We call such subsets n-choose-k-grams, because they arise as the different k-element combinations over a given n-gram window. Obviously, the choice of n and k determines how computationally onerous the process will be.

Compare this with n-grams: whereas with e.g. 4-grams, each 4-gram window in the corpus is tallied exactly once, with 8-choose-4-grams, each 8-gram window yields 70 4-combinations. These n-choose-k-grams have two desirable properties with respect to the task at hand: 1. being sets, k-combinations are unordered, i.e. word order differences are neutralized; 2. being subsets, k-combinations can abstract over extraneous words being inserted at any position within the original n-gram.

It can easily be seen how combinatorial explosion can make the task computationally intractable for improperly selected n and k (in particular, when n is large and k is about half). In practice, n and k should be selected in accordance with the locality principle: words that work towards a common goal may not always occur in the same order and may be interspersed with other words, but they will tend to occur in one another's close neighborhood.
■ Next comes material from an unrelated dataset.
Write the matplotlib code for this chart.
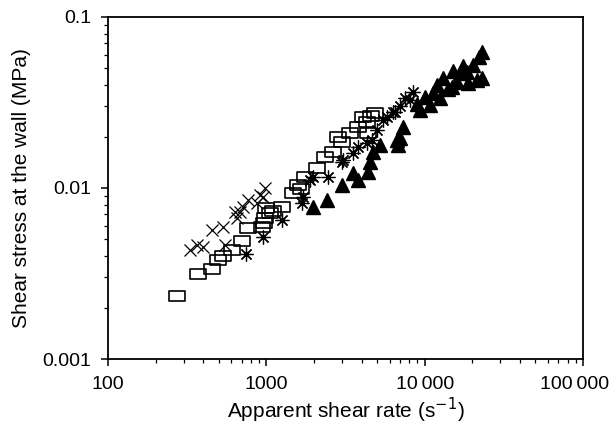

Sticking to this maxim should help yield combinations which span words which actually form a functional grouping, not just unrelated co-occurrences within a long n-gram window, as well as restrict n and k to manageable values. Ironing out the details of the procedure is work in progress, but very early results are encouraging.

In trying to identify the aforementioned CZ: myslel jsem si že structure, a 4-gram scan of our test corpus yields 4 different word order variants with frequencies 18, 17, 2 and 1 (one of which is spurious, an instance of another construction). By contrast, a 8-choose-4-gram scan yielded 177 matches within 8-gram windows, i.e. over three times as much.

It remains to be determined whether this increase in recall is not outweighed by too great a decrease in precision.